Globalisation drove the world a lot closer with culture spreading from the rich world to the third world, including countries such as China and India with a rich cultural history of their own. However, there seems to be a reversal of sorts with the emergence of hyper nationalist strong men at the helm propagating a return to roots. This fascinating piece in The Economist points to research which has studied the cultural movement of various countries over 25yrs, which shows that the trend of aping the west isn’t that straight forward. The piece is worth a read given the graphic detail which helps visualise these trends including a fun interactive exercise which asks the reader to plot where America, China, Sweden and Pakistan would lie on a chart with the y-axis ranging from traditional to secular and the x-axis from survival (tribalism) to self-expression (individualism).
Some interesting takeaways from the chart:
“Take the map from the survey wave ending in 1998. In some ways it looks similar to today’s. In both, Protestant Europeans are the most secular and individualistic. Catholic Europeans hold similar views, though less strongly. In Islamic and African countries, religion and family hold sway. What the WVS calls “Confucian” countries, including China, Japan and South Korea, are a mixture. They hold secular values as strongly as Europeans; when responding to assertions such as “where religion and science conflict, religion is always right”, they are even less likely to agree than Germans or Dutch. But they are nothing like as tolerant as those nations towards gay people and other minorities.
Two decades ago a group of countries combined religious conviction with support for individualism and self-expression, that is, a sort of hybrid of traditional and modern values. They included America, Ireland and some Latin American countries, such as Venezuela. This amalgam put them at the bottom right corner. Many Orthodox countries (such as Russia and Romania) showed the inverse: weak religious values but strong “tribal”, or collective, ones. They were irreligious ethno-nationalists, clustered in the top left.
If you look at the map of 1998, you will see countries scattered across all four quadrants. In the map of 2023, by contrast, most are in just two. The outliers of bottom right and top left are fewer. Most countries are now aligned along a diagonal that starts in the bottom left, with strong traditional and collective values, and rises towards the top right, with more secular values and individualism. In 2023 there is a clear “best fit” line. In 1998, there was not.
On the face of it, this shift suggests that people do think differently as they escape from poverty and insecurity. The diagonal line implies that countries are either traditional-cum-collective or rational-cum-individualistic. The poorest countries are (mostly) at one end and the richest (mostly) at the other.
Eventually, presumably, poorer countries will shuffle along the diagonal.”

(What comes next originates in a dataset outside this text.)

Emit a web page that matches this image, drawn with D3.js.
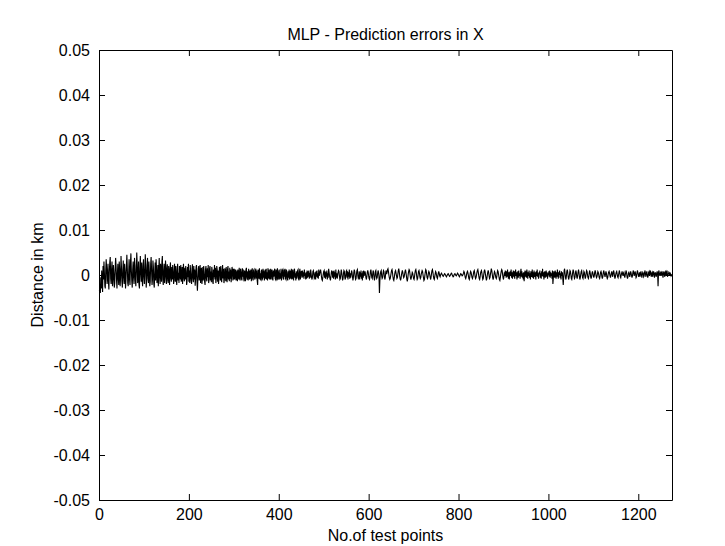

Many such fascinating insights from the research but the article ends with questions about geo-political implications from such cultural shifts. Particularly worth highlighting how cultural factors have also contributed to the current cold war between America and China:
“Disagreements about values also pervade the superpower rivalry between America and China. Chinese leaders complain endlessly that there are no such things as “the so-called universal values of the West” (as Xi Jinping, China’s president, puts it), and that appeals by the American government to such values are a mere smokescreen for a new kind of imperialism….
…The WVS implies that secular and liberal values are no more universal than religious and authoritarian ones. The two sets of values sit at opposite ends of the same spectrum of opinion; both are ways in which people adapt to their circumstances, whether secure or insecure. In that sense Mr Xi and others have a point: such values are not universal. But they are not entirely conditional upon a country’s history or political culture.

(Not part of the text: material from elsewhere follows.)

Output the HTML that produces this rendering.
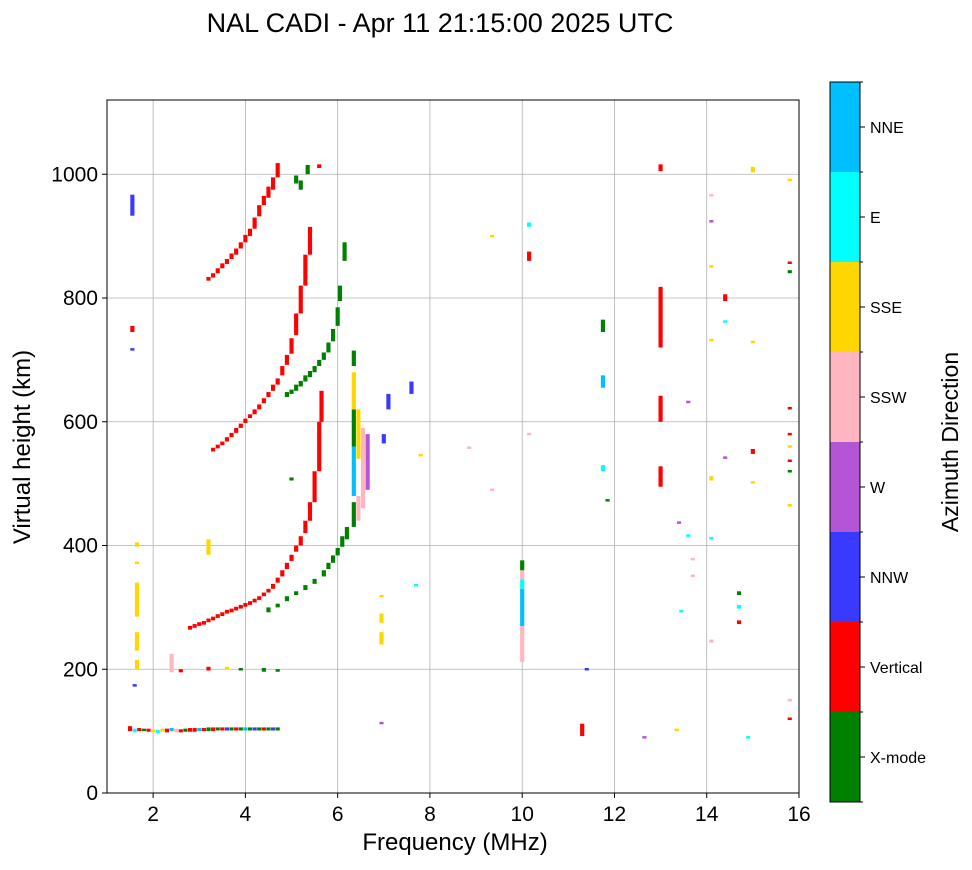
<!DOCTYPE html>
<html><head><meta charset="utf-8"><style>
body{margin:0;background:#fff;}
svg text{font-family:"Liberation Sans",sans-serif;fill:#000;}
</style></head><body>
<svg id="c" width="972" height="865" viewBox="0 0 972 865">
<text x="440" y="32" font-size="27" text-anchor="middle">NAL CADI - Apr 11 21:15:00 2025 UTC</text>
<g id="grid"></g>
<g id="marks"></g>
<rect x="107" y="100" width="692" height="693" fill="none" stroke="#000" stroke-width="1"/>
<g id="axes"></g>
<text x="455" y="850" font-size="24" text-anchor="middle">Frequency (MHz)</text>
<text transform="translate(30,447) rotate(-90)" font-size="24" text-anchor="middle">Virtual height (km)</text>
<g id="cbar"></g>
<text transform="translate(958,442) rotate(-90)" font-size="23" text-anchor="middle">Azimuth Direction</text>
</svg>
<script>
const xTicks=[2,4,6,8,10,12,14,16];
const yTicks=[0,200,400,600,800,1000];
const dirNames=["X-mode","Vertical","NNW","W","SSW","SSE","E","NNE"];
const dirColors=["#008000","#ff0000","#3a3aff","#b455d6","#ffb6c1","#ffd700","#00ffff","#00bfff"];
// traces: each point [freqMHz, heightLowKm, heightHighKm, dirIndex]
const eLayer=[[1.5,100,108,1],[1.6,98,104,6],[1.7,100,105,1],[1.8,100,104,0],[1.9,99,104,1],[2.0,98,103,5],[2.1,97,102,6],[2.2,99,104,5],[2.3,98,104,1],[2.4,100,105,7],[2.5,98,104,4],[2.6,98,103,1],[2.7,99,104,0],[2.8,99,105,1],[2.9,99,105,1],[3.0,100,105,7],[3.1,100,105,1],[3.2,100,106,0],[3.3,100,106,1],[3.4,101,106,0],[3.5,101,106,1],[3.6,101,106,2],[3.7,101,106,0],[3.8,101,106,1],[3.9,101,106,0],[4.0,101,106,7],[4.1,101,106,0],[4.2,101,106,2],[4.3,101,106,0],[4.4,101,106,1],[4.5,101,106,0],[4.6,101,106,2],[4.7,101,106,0]];
const f1Red=[[2.8,264,270,1],[2.9,267,273,1],[3.0,270,276,1],[3.1,272,278,1],[3.2,276,282,1],[3.3,279,285,1],[3.4,283,289,1],[3.5,286,292,1],[3.6,290,296,1],[3.7,292,298,1],[3.8,295,301,1],[3.9,298,304,1],[4.0,301,307,1],[4.1,304,310,1],[4.2,308,314,1],[4.3,312,318,1],[4.4,318,324,1],[4.5,324,330,1],[4.6,330,338,1],[4.7,340,348,1],[4.8,350,360,1],[4.9,362,372,1],[5.0,375,385,1],[5.1,390,400,1],[5.2,400,415,1],[5.3,420,440,1],[5.4,440,470,1],[5.5,470,520,1],[5.6,520,600,1],[5.65,600,650,1]];
const f1Green=[[4.5,292,300,0],[4.7,300,306,0],[4.9,310,318,0],[5.1,320,326,0],[5.3,328,336,0],[5.5,338,346,0],[5.7,350,360,0],[5.8,362,372,0],[5.9,372,384,0],[6.0,384,396,0],[6.1,398,415,0],[6.2,410,430,0]];
const hop2Red=[[3.3,552,558,1],[3.4,557,563,1],[3.5,562,568,1],[3.6,568,575,1],[3.7,575,582,1],[3.8,582,590,1],[3.9,590,597,1],[4.0,598,605,1],[4.1,606,612,1],[4.2,612,620,1],[4.3,620,628,1],[4.4,630,638,1],[4.5,640,648,1],[4.6,650,660,1],[4.7,660,670,1],[4.8,675,690,1],[4.9,692,708,1],[5.0,710,735,1],[5.1,740,775,1],[5.2,775,820,1],[5.3,820,870,1],[5.4,870,915,1]];
const hop2Green=[[4.9,640,648,0],[5.0,645,652,0],[5.1,650,660,0],[5.2,657,666,0],[5.3,665,675,0],[5.4,672,682,0],[5.5,680,690,0],[5.6,690,700,0],[5.7,700,712,0],[5.8,712,728,0],[5.9,730,750,0],[6.0,755,785,0],[6.05,795,820,0],[6.15,860,890,0]];
const hop3Red=[[3.2,828,834,1],[3.3,833,840,1],[3.4,840,848,1],[3.5,848,856,1],[3.6,855,863,1],[3.7,863,872,1],[3.8,870,880,1],[3.9,880,890,1],[4.0,890,902,1],[4.1,900,912,1],[4.2,912,930,1],[4.3,932,950,1],[4.4,950,965,1],[4.5,962,980,1],[4.6,975,995,1],[4.7,995,1018,1]];
const hop3Green=[[5.1,985,998,0],[5.2,975,990,0],[5.35,1000,1015,0],[5.6,1010,1016,1]];
const columns=[[1.55,933,967,2],[1.55,745,755,1],[1.55,715,719,2],[1.65,200,215,5],[1.65,230,260,5],[1.65,285,340,5],[1.65,370,374,5],[1.65,398,405,5],[1.6,172,176,2],[2.4,195,225,4],[2.6,195,200,1],[3.2,385,410,5],[3.2,198,204,1],[3.9,198,202,0],[4.4,196,202,0],[4.7,196,200,0],[6.35,430,470,0],[6.35,480,560,7],[6.35,560,620,0],[6.35,620,680,5],[6.35,690,715,0],[6.45,440,480,4],[6.45,540,620,5],[6.65,490,580,3],[6.55,460,590,4],[6.95,240,260,5],[6.95,275,290,5],[6.95,316,320,5],[7.0,565,580,2],[7.1,620,645,2],[7.6,645,665,2],[7.7,335,338,6],[7.8,545,548,5],[8.85,558,560,4],[9.35,488,492,4],[9.35,898,902,5],[10.0,212,270,4],[10.0,270,330,7],[10.0,330,345,6],[10.0,345,360,4],[10.0,360,376,0],[10.15,915,922,6],[10.15,860,875,1],[10.15,578,582,4],[11.3,92,112,1],[11.4,198,202,2],[11.75,655,675,7],[11.75,745,765,0],[11.75,520,530,6],[11.85,473,475,0],[12.65,88,92,3],[13.0,720,818,1],[13.0,600,642,1],[13.0,495,528,1],[13.0,1005,1016,1],[13.35,100,104,5],[13.4,435,439,3],[13.45,292,296,6],[13.6,630,634,3],[13.6,415,418,6],[13.7,376,380,4],[13.7,350,353,4],[14.1,965,968,4],[14.1,923,926,3],[14.1,850,853,5],[14.1,730,734,5],[14.1,505,512,5],[14.1,410,414,6],[14.1,243,248,4],[14.4,795,806,1],[14.4,760,764,6],[14.4,540,544,3],[14.7,320,326,0],[14.7,298,304,6],[14.7,273,279,1],[14.9,88,92,6],[15.0,1003,1012,5],[15.0,727,731,5],[15.0,548,556,1],[15.0,500,504,5],[15.8,990,993,5],[15.8,855,859,1],[15.8,840,845,0],[15.8,620,624,1],[15.8,578,582,1],[15.8,558,562,5],[15.8,535,539,1],[15.8,518,522,0],[15.8,463,467,5],[15.8,148,152,4],[15.8,118,122,1],[6.95,112,115,3],[3.6,200,204,5],[5.0,505,510,0]];
const traces=[eLayer,f1Red,f1Green,hop2Red,hop2Green,hop3Red,hop3Green,columns];
const X0=107,X1=799,Y0=793,Y1=100;
const xs=f=>X0+(f-1)/(16-1)*(X1-X0);
const ys=h=>Y0-h/1120*(Y0-Y1);
const NS="http://www.w3.org/2000/svg";
function mk(tag,at,parent){const e=document.createElementNS(NS,tag);for(const k in at)e.setAttribute(k,at[k]);parent.appendChild(e);return e;}
const grid=document.getElementById('grid'),axes=document.getElementById('axes'),marks=document.getElementById('marks'),cbar=document.getElementById('cbar');
xTicks.forEach(t=>{const x=xs(t);
 const g=mk('line',{x1:x,x2:x,y1:Y1,y2:Y0,stroke:'#b0b0b0','stroke-width':0.8},grid);
 
 
 mk('line',{x1:x,x2:x,y1:Y0,y2:Y0+5,stroke:'#000'},axes);
 const tx=mk('text',{x:x,y:Y0+28,'font-size':21,'text-anchor':'middle'},axes);tx.textContent=t;
 
 });
yTicks.forEach(t=>{const y=ys(t);
 const g=mk('line',{x1:X0,x2:X1,y1:y,y2:y,stroke:'#b0b0b0','stroke-width':0.8},grid);
 
 
 mk('line',{x1:X0-5,x2:X0,y1:y,y2:y,stroke:'#000'},axes);
 const tx=mk('text',{x:X0-9,y:y+7,'font-size':21,'text-anchor':'end'},axes);tx.textContent=t;
 
 });
traces.forEach(tr=>tr.forEach(p=>{
 const x=xs(p[0]),w=xs(p[0]+0.09)-x,yt=ys(p[2]),yb=ys(p[1]);
 const r=mk('rect',{x:x-w/2,y:yt,width:w,height:Math.max(2.5,yb-yt),fill:dirColors[p[3]]},marks);
 
 }));
const CX=830,CW=30,CT=82,CB=802,bh=(CB-CT)/dirNames.length;
dirNames.forEach((n,i)=>{const y=CB-(i+1)*bh;
 const r=mk('rect',{x:CX,y:y,width:CW,height:bh,fill:dirColors[i]},cbar);
 
 
 mk('line',{x1:CX+CW,x2:CX+CW+5,y1:y+bh/2,y2:y+bh/2,stroke:'#000'},cbar);
 const tx=mk('text',{x:CX+CW+10,y:y+bh/2+6,'font-size':16},cbar);tx.textContent=n;
 
 });
for(let i=0;i<=dirNames.length;i++){mk('line',{x1:CX+CW,x2:CX+CW+3,y1:CT+i*bh,y2:CT+i*bh,stroke:'#000'},cbar);}
mk('rect',{x:CX,y:CT,width:CW,height:CB-CT,fill:'none',stroke:'#000'},cbar);
</script>
</body></html>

As a rule of thumb, as prosperity spreads, life expectancy rises, fertility rates fall, and education expands, people tend to move towards the secular/rational end of the spectrum. Mr Welzel describes this as a shift in mindset from “prevention focus” (in which people’s main concern is preventing harm and loss to themselves and their family) to what he calls “promotion focus” (under which people seek self-expression and freedom of choice about how to live their lives).
The WVS, however, finds that the speed at which this shift happens varies greatly in different countries. In some places it even goes into reverse. Different generations adjust more or less readily. Governments intervene to slow things down if it suits them. And it is clear that getting wealthier is not necessarily enough to trigger the shift in values, because countries that are getting richer can often feel less secure.
For all these reasons, traditional ways of thinking persist and the convergence of values widely expected to accompany economic growth is far from complete. Yet the impact of greater security on people’s values does not go away. Slowly, unsurely, religious and authoritarian values tend to lose some of their appeal; secular and liberal values tend to gain. And the battle over values plays out between the two poles.”